La possibilité de s’autodéfinir est primordiale pour nous. Nous préférons nous rassembler derrière des revendications qui concernent les minorités de manière générale en y apportant un éclairage spécifique aux questions trans, plutôt que derrière la revendication unique de la transidentité tellement fluctuante et certainement pas arrêtée.

Nous préférons d’ailleurs employer les termes ft* et mt* moins restrictifs que ftm et mtf, tout comme un ensemble de termes moins essentialisant et/ou genré que nous avions abordé dans DTC.(par exemple sur l’usage des capotes en retirant « fémidon VS « capote » » pour créer une nouvelle expression « capote interne » et « capote externe »). Avant cette façon d’aborder les transidentités, nous ne l’avions pas spécialement vu ailleurs en France, alors certainement que ça pourra avoir un impact dans les représentations si les trans elleux mêmes s’en emparent.

Ce qui lie les membres d’OUTrans n’est pas tant notre identité, que ce que notre expérience et nos parcours de vie  nous amènent à questionner sur le social et le politique autour des questions trans. Ce qui nous lie est un système d’oppression commun avec d’autres catégories minorisées.

Ainsi tou-te-s les militant-e-s d’OUTrans ne sont pas trans, blanc-he-s et/ou hétérosexuel-le-s. 

 

Y a t-il un héritage spécifique FtM ?

 Outrans apporte-il une spécificité propre ? Dans l’espace militant Trans ? dans le débat public ? Faites-vous des actions de visibilité publique, lesquelles ?

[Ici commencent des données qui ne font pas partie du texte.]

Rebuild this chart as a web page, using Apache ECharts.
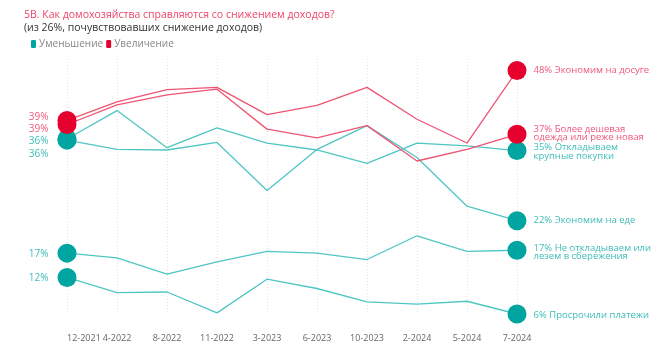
<!DOCTYPE html>
<html><head><meta charset="utf-8">
<script src="https://cdn.jsdelivr.net/npm/echarts@6/dist/echarts.min.js"></script>
<style>html,body{margin:0;padding:0;background:#fff}#c{width:662px;height:358px}</style>
</head><body><div id="c"></div>
<script>
const categories = ['12-2021','4-2022','8-2022','11-2022','3-2023','6-2023','10-2023','2-2024','5-2024','7-2024'];
const leisure      = [39.4, 42.6, 44.7, 45.1, 40.4, 42.0, 45.1, 39.6, 35.5, 48.0];
const clothes      = [38.7, 42.1, 43.8, 44.8, 37.9, 36.4, 38.5, 32.4, 34.4, 37.0];
const bigPurchases = [36.2, 41.1, 34.7, 38.1, 35.5, 34.3, 32.0, 35.5, 35.0, 34.2];
const food         = [36.0, 34.4, 34.3, 35.6, 27.3, 34.4, 38.5, 33.0, 24.6, 22.1];
const savings      = [16.5, 15.7, 12.9, 15.0, 16.8, 16.5, 15.4, 19.5, 16.8, 17.0];
const overdue      = [12.3, 9.7, 9.8, 6.2, 12.0, 10.4, 8.1, 7.7, 8.2, 6.0];
const startLabels = ['39%','39%','36%','36%','17%','12%'];
const endLabels = ['48% Экономим на досуге','37% Более дешевая\nодежда или реже новая','35% Откладываем\nкрупные покупки','22% Экономим на еде','17% Не откладываем или\nлезем в сбережения','6% Просрочили платежи'];
const groupNames = ['Уменьшение','Увеличение'];

const FONT = 'Open Sans';
const RED = '#e5002d', RED_LINE = '#ef5472', RED_TEXT = '#f0587a';
const TEAL = '#00a4a0', TEAL_LINE = '#4fc6c3', TEAL_TEXT = '#3dbdb9';

const defs = [
  {data: leisure, group: 1, startOff: -3, endOff: 0},
  {data: clothes, group: 1, startOff: 5, endOff: -1},
  {data: bigPurchases, group: 0, startOff: 2, endOff: 1},
  {data: food, group: 0, startOff: 14, endOff: 0},
  {data: savings, group: 0, startOff: 1, endOff: 2},
  {data: overdue, group: 0, startOff: 1, endOff: 1}
];
const last = categories.length - 1;

const series = defs.map((d, i) => {
  const isRed = d.group === 1;
  const txt = isRed ? RED_TEXT : TEAL_TEXT;
  return {
    name: groupNames[d.group],
    type: 'line',
    showAllSymbol: true,
    symbol: 'circle',
    symbolSize: (v, p) => (p.dataIndex === 0 || p.dataIndex === last) ? 19 : 0,
    itemStyle: {color: isRed ? RED : TEAL},
    lineStyle: {color: isRed ? RED_LINE : TEAL_LINE, width: 1.3},
    z: isRed ? 3 : 2,
    clip: false,
    data: d.data.map((v, j) => {
      if (j === 0) return {value: v, label: {show: true, position: 'left', distance: 9, offset: [0, d.startOff], formatter: startLabels[i], color: txt, fontSize: 10, fontFamily: FONT}};
      if (j === last) return {value: v, label: {show: true, position: 'right', distance: 7, offset: [0, d.endOff], formatter: endLabels[i], color: txt, fontSize: 9.5, lineHeight: 8.5, fontFamily: FONT}};
      return v;
    }),
    emphasis: {disabled: true}
  };
});

const chart = echarts.init(document.getElementById('c'), null, {renderer: 'canvas'});
chart.setOption({
  animation: false,
  textStyle: {fontFamily: FONT},
  title: {
    text: '5В. Как домохозяйства справляются со снижением доходов?',
    subtext: '(из 26%, почувствовавших снижение доходов)',
    left: 19, top: 5, itemGap: 2,
    textStyle: {color: '#ef4468', fontSize: 10.5, fontWeight: 'normal', fontFamily: FONT},
    subtextStyle: {color: '#333', fontSize: 10.5, fontFamily: FONT}
  },
  legend: {
    data: groupNames,
    left: 26, top: 34, itemWidth: 5, itemHeight: 8, itemGap: 3,
    icon: 'roundRect',
    textStyle: {color: '#888', fontSize: 10, fontFamily: FONT, padding: [0,0,0,-2]}
  },
  grid: {left: 67, right: 145, top: 59, bottom: 44, containLabel: false},
  xAxis: {
    type: 'category', data: categories, boundaryGap: false,
    axisLine: {show: false}, axisTick: {show: false},
    axisLabel: {color: '#666', fontSize: 9, margin: 20, alignMinLabel: 'left', fontFamily: FONT},
    splitLine: {show: true, lineStyle: {color: '#e4e4e4', type: [1, 2], width: 1}}
  },
  yAxis: {type: 'value', min: 6, max: 50, show: false, splitLine: {show: false}},
  series: series
});
</script></body></html>
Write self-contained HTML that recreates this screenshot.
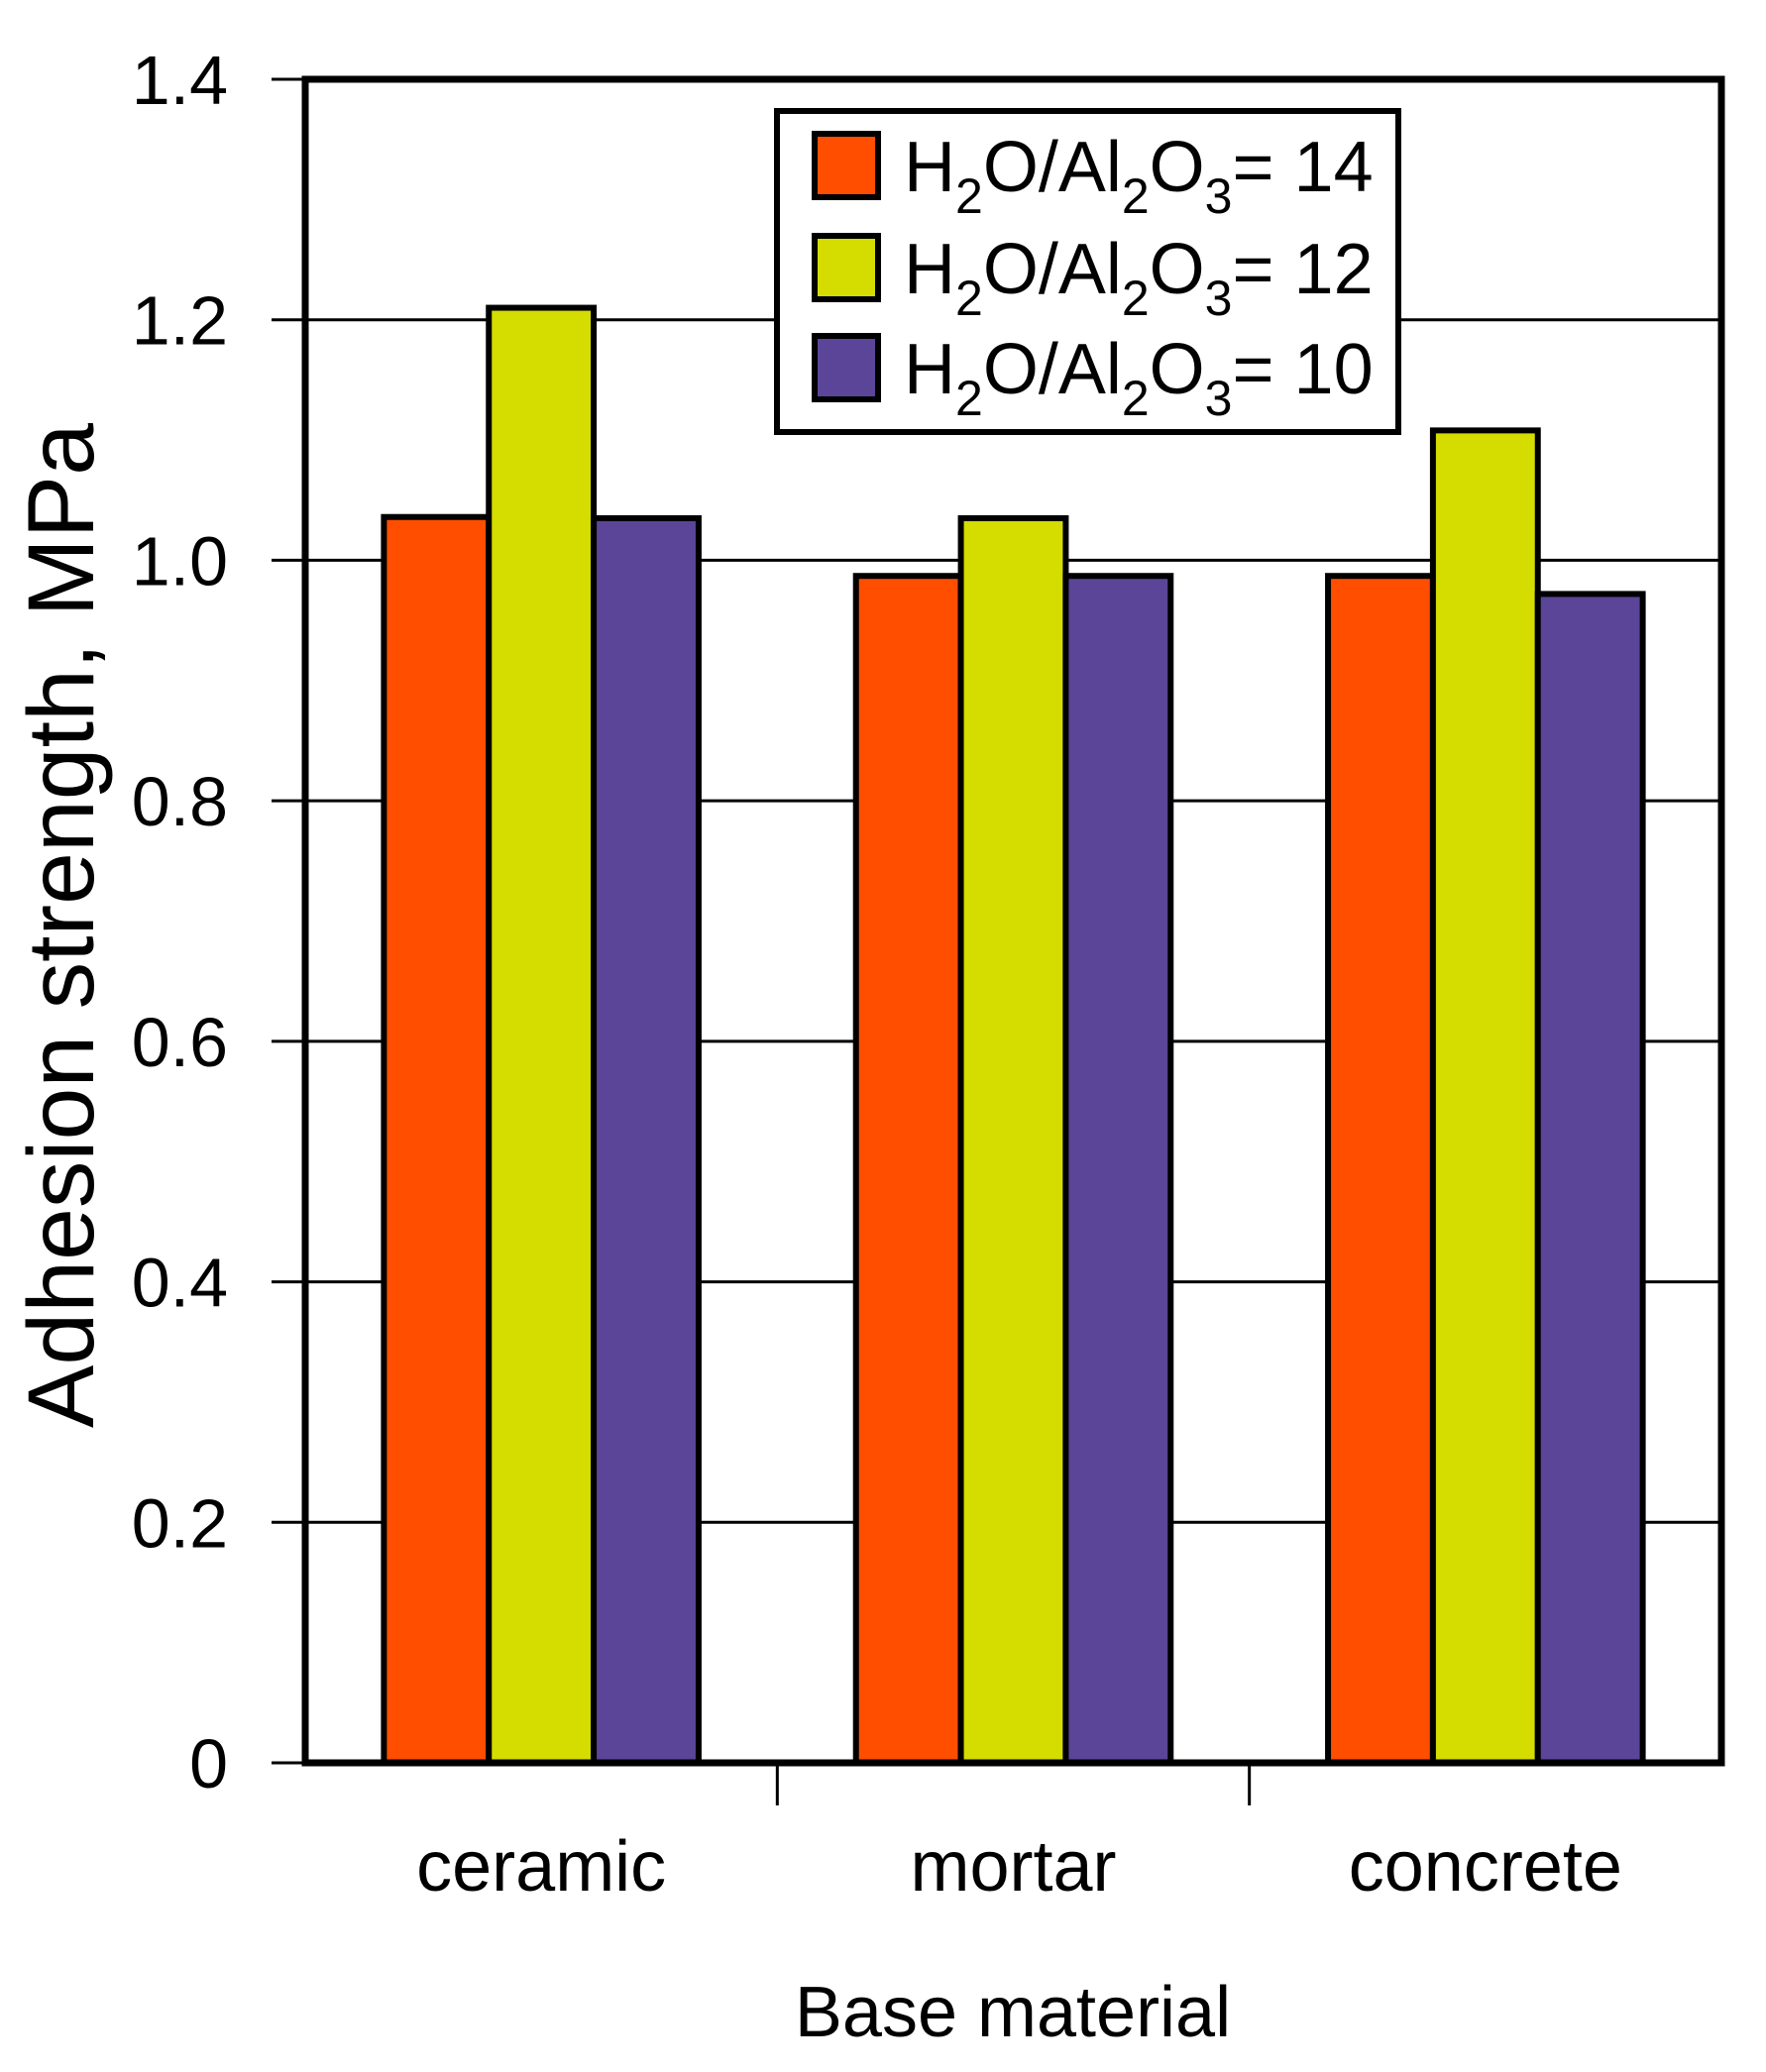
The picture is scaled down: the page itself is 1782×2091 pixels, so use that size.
<!DOCTYPE html>
<html><head><meta charset="utf-8"><style>
html,body{margin:0;padding:0;background:#fff;}
svg{display:block;font-family:"Liberation Sans",Arial,sans-serif;}
</style></head><body>
<svg id="chart" width="1782" height="2091" viewBox="0 0 1782 2091" xmlns="http://www.w3.org/2000/svg">
<rect x="0" y="0" width="1782" height="2091" fill="#fff"/>
<g id="grid"></g><g id="bars"></g><g id="axes"></g><g id="legend"></g>
</svg>
<script>
const categories = ["ceramic", "mortar", "concrete"];
const seriesNames = ["14", "12", "10"];
const seriesColors = ["#ff4e00", "#d4dc00", "#5b4598"];
const series14 = [1.036, 0.987, 0.987];
const series12 = [1.210, 1.035, 1.108];
const series10 = [1.035, 0.987, 0.972];
const yTicks = [0, 0.2, 0.4, 0.6, 0.8, 1.0, 1.2, 1.4];
const yTickLabels = ["0", "0.2", "0.4", "0.6", "0.8", "1.0", "1.2", "1.4"];

const NS = "http://www.w3.org/2000/svg";
const L = 308, R = 1737, T = 80, B = 1779, yMax = 1.4;
function y(v){ return B - (v / yMax) * (B - T); }
const band = (R - L) / categories.length;
const barW = band * 2 / 9;
function xBand(i){ return L + band * i; }
function mk(tag, attrs, parent){ const e = document.createElementNS(NS, tag); for (const k in attrs) e.setAttribute(k, attrs[k]); parent.appendChild(e); return e; }

const grid = document.getElementById("grid");
const bars = document.getElementById("bars");
const axes = document.getElementById("axes");
const legend = document.getElementById("legend");

yTicks.forEach((t, i) => {
  const gl = mk("line", {x1: 274, x2: R, y1: y(t), y2: y(t), stroke: "#000", "stroke-width": 3}, grid);
  
  
  const tl = mk("text", {x: 230, y: y(t) + 25, "text-anchor": "end", "font-size": 70, fill: "#000"}, axes);
  tl.textContent = yTickLabels[i];
  
  
});

const allSeries = [series14, series12, series10];
categories.forEach((c, ci) => {
  const x0 = xBand(ci) + band / 6;
  allSeries.forEach((s, si) => {
    const r = mk("rect", {x: x0 + si * barW, y: y(s[ci]), width: barW, height: B - y(s[ci]), fill: seriesColors[si], stroke: "#000", "stroke-width": 6}, bars);
    
    
  });
  const cl = mk("text", {x: xBand(ci) + band / 2, y: 1908, "text-anchor": "middle", "font-size": 72, fill: "#000"}, axes);
  cl.textContent = c;
  
  
  if (ci > 0) {
    const tk = mk("line", {x1: xBand(ci), x2: xBand(ci), y1: B, y2: 1822, stroke: "#000", "stroke-width": 3}, axes);
    
    
  }
});

const frame = mk("rect", {x: L, y: T, width: R - L, height: B - T, fill: "none", stroke: "#000", "stroke-width": 7}, axes);



const xt = mk("text", {x: 1022, y: 2055, "text-anchor": "middle", "font-size": 72, fill: "#000"}, axes);
xt.textContent = "Base material";



const yt = mk("text", {x: 0, y: 0, "text-anchor": "middle", "font-size": 95, fill: "#000", transform: "translate(94,934) rotate(-90)"}, axes);
yt.textContent = "Adhesion strength, MPa";



const lb = mk("rect", {x: 784, y: 112, width: 627, height: 324, fill: "#fff", stroke: "#000", "stroke-width": 6}, legend);


const rowY = [167, 270, 371];
seriesNames.forEach((n, i) => {
  const sw = mk("rect", {x: 822, y: rowY[i] - 32, width: 64, height: 64, fill: seriesColors[i], stroke: "#000", "stroke-width": 6}, legend);
  
  
  const t = mk("text", {x: 912, y: rowY[i] + 26, "font-size": 72, fill: "#000"}, legend);
  
  
  t.innerHTML = 'H<tspan font-size="50" dy="22">2</tspan><tspan dy="-22">O/Al</tspan><tspan font-size="50" dy="22">2</tspan><tspan dy="-22">O</tspan><tspan font-size="50" dy="22">3</tspan><tspan dy="-22">= ' + n + '</tspan>';
});
</script>
</body></html>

Vu la nouveauté de la visibilité des masculinités trans, il est difficile de répondre à cette question. Il y a des figures historiques des débuts de la visibilisation et de l’activité associaitive des trans Ft*, par exemple Tom Reucher avec l’ASB ou encore Lazz et son forum pour les trans qui était une ressource incroyable pour les trans à la fin des années 90 et les prémisses de la réduction des risques et la visibilité de la question des trans gay/pédés. Certains travaux photographiques ou filmographiques ont participé à fabriquer des icônes dans la communauté qui permet aux trans aujourd’hui plus qu’il y a une dizaine d’années à peine de s’identifier, de se sentir légitime et surtout fier d’être trans. Les trans masculins peuvent aujourdhui avoir d’autres représentations que la seule idée d’un individu en souffrance, replié sur lui même… Pour autant, si l’on pense par exemple aux modèles de Kaël T block on ne peut pas dire que les modèles soient très divers (en terme de normes corporelles par exemple) et plus encore que le projet soit féministe…

Si l’on parle de manifestation, nous n’avons pas fait d’action publique depuis l’Existrans, mais selon nous, toutes les manifestations auxquelles nous participons ou que nous organisons sont en soi des actions publiques et donc des actions de visibilité. Nous ne faisons pas d’action pour représenter OUTrans dans l’espace public mais pour porter un ensemble de revendications liées aux questions trans. Quant à l’organisation d’actions directes, qui viserait un endroit ou un groupe de personnes précises, nous avons tenté d’en faire mais nous sommes bien trop peu pour les mener à bien.

Il est tout aussi difficile de répondre si nous apportons une spécificité propre que ce soit dans l’espace militant trans ou dans le débat public. C’est plutôt le travail des journalistes ou des sociologues, anthropologues de répondre par une enquête de terrain à cette question! Nous sommes bien trop dedans pour prendre le recul nécessaire et pouvoir répondre à cette question avec un minimum d’objectivité et d’humilité.